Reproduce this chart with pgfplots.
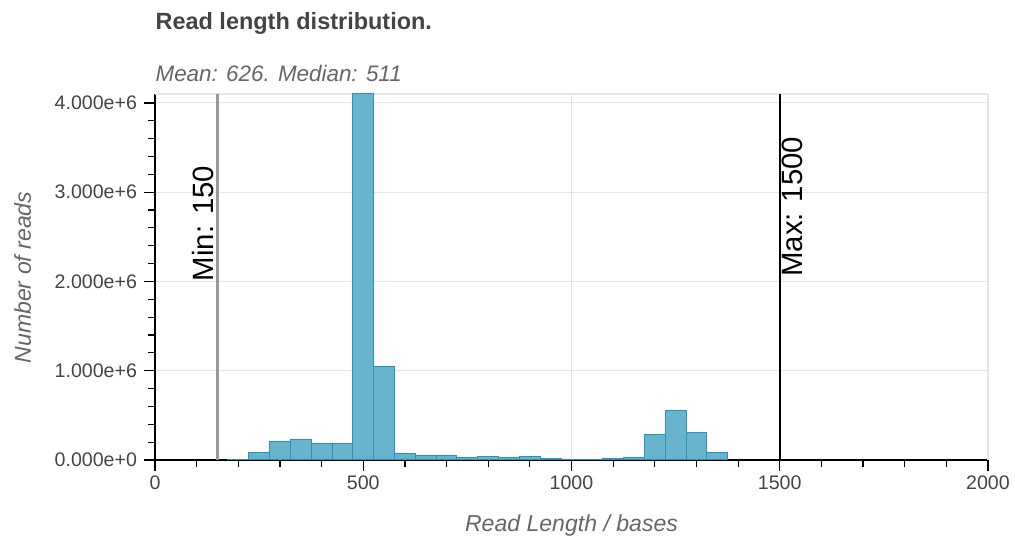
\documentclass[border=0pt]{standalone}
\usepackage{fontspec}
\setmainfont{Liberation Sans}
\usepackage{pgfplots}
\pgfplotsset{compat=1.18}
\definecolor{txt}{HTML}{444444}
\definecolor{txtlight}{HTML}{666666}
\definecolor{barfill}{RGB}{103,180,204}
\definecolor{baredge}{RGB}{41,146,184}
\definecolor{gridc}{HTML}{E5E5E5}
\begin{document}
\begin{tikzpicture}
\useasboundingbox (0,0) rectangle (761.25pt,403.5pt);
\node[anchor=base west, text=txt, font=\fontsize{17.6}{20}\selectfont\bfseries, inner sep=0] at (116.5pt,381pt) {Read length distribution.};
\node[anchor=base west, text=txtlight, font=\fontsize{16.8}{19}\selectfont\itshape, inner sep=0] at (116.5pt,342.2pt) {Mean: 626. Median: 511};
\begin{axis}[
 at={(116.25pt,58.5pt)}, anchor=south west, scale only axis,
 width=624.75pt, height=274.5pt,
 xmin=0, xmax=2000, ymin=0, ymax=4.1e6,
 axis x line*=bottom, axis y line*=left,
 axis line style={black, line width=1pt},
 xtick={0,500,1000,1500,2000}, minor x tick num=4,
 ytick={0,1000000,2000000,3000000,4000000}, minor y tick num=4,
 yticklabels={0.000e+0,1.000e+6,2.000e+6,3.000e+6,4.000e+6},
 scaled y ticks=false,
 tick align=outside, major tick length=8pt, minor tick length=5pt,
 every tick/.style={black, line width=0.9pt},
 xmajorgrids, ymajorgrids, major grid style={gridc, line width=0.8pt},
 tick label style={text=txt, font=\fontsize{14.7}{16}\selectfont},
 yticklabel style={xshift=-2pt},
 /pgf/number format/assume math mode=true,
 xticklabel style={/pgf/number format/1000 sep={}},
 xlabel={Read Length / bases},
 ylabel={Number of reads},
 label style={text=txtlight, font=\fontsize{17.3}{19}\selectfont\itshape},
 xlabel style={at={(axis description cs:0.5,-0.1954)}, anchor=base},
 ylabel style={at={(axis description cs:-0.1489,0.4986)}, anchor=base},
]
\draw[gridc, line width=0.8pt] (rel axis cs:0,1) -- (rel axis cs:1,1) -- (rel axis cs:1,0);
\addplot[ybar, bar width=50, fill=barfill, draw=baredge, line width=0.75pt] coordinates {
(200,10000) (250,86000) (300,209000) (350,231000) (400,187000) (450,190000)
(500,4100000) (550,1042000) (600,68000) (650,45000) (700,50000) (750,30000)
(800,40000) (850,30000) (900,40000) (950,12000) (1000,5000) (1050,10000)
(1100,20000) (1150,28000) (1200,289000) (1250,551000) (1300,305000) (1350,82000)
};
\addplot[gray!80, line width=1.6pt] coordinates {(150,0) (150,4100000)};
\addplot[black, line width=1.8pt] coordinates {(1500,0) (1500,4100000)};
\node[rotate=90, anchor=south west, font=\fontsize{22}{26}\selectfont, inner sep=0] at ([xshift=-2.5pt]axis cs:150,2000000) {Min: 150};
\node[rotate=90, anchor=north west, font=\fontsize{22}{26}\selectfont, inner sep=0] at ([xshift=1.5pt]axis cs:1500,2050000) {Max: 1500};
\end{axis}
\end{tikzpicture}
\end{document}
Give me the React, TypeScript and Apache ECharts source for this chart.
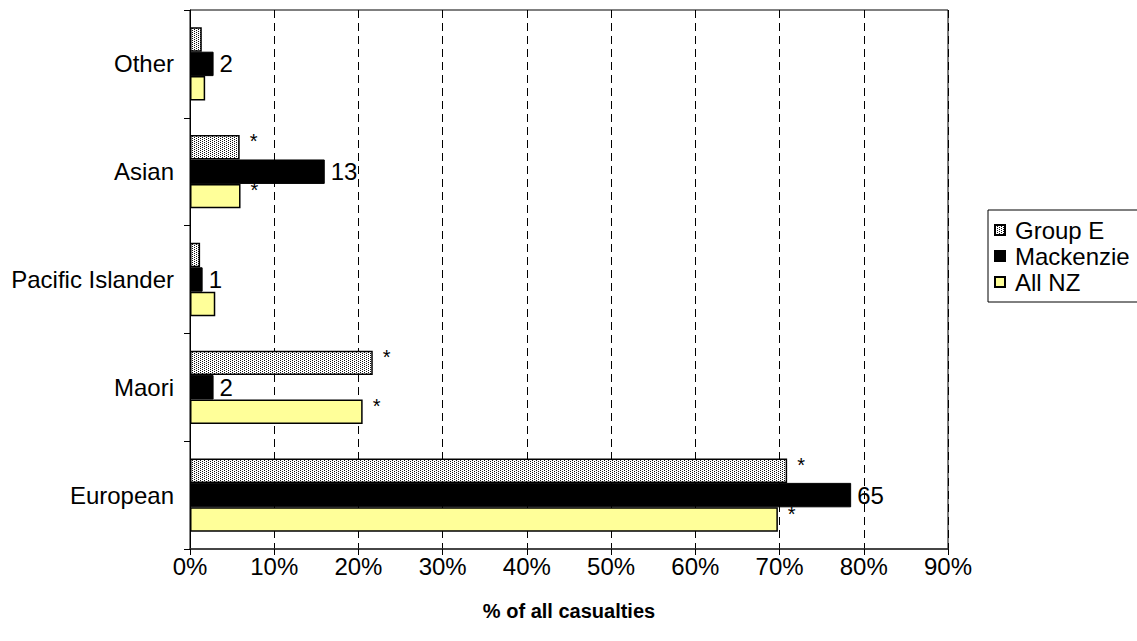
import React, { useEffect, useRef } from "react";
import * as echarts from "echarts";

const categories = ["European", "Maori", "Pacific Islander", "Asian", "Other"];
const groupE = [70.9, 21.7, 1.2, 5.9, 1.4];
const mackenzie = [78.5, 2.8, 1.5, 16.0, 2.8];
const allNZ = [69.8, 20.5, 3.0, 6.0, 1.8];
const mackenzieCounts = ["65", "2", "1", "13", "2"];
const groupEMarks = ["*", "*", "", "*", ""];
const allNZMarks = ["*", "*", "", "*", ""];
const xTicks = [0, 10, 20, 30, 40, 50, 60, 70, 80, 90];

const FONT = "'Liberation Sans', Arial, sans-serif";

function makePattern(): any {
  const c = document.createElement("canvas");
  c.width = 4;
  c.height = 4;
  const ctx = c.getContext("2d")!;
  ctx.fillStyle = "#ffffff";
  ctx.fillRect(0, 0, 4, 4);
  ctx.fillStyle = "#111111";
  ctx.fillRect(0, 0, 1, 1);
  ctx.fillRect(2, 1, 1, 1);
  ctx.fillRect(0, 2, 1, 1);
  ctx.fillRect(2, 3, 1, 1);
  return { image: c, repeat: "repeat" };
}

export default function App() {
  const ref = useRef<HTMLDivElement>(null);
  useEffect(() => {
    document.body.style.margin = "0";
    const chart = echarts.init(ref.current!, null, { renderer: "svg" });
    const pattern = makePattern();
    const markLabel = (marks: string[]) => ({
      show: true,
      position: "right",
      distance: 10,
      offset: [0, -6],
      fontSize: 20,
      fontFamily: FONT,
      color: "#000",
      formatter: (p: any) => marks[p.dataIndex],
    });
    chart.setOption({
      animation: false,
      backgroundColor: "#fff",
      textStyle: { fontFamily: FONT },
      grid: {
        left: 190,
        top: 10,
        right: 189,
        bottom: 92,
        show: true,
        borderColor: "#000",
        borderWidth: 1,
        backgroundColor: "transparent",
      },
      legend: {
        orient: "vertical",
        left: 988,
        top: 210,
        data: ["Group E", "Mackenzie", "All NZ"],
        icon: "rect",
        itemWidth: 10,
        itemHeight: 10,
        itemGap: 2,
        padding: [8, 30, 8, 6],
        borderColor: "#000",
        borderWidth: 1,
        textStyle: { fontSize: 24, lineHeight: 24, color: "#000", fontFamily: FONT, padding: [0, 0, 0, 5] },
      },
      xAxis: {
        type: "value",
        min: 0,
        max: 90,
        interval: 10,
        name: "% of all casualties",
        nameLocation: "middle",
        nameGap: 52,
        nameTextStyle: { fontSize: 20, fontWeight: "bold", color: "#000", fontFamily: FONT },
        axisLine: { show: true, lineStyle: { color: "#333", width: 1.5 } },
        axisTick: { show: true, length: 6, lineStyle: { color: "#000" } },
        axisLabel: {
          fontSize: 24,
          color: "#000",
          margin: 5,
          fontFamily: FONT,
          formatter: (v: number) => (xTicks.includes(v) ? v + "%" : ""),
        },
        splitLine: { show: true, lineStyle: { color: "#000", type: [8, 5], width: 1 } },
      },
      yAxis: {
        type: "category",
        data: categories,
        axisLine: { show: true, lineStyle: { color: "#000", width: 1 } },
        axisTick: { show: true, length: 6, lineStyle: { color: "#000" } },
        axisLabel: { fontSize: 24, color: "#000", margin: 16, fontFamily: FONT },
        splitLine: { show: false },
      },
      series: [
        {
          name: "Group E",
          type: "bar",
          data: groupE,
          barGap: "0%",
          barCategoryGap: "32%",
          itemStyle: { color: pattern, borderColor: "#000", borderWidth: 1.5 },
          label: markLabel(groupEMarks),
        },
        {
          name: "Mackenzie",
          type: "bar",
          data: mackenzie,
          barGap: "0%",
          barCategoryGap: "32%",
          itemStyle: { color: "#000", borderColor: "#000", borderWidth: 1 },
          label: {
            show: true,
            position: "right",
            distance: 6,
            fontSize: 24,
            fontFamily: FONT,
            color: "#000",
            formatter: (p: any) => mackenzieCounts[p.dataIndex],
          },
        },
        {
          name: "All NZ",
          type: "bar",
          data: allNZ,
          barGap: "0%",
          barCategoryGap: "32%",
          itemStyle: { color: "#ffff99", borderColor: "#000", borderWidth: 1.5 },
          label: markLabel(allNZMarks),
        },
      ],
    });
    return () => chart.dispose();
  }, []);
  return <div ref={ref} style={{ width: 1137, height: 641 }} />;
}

EXERCISE AIM. Retype, word for word, only the lines from the one containing "Give me the" through the one containing "import * as", both included, and leave out any pictures.

SOLUTION.
Give me the React, TypeScript and Apache ECharts source for this chart.
import React, { useEffect, useRef } from "react";
import * as echarts from "echarts";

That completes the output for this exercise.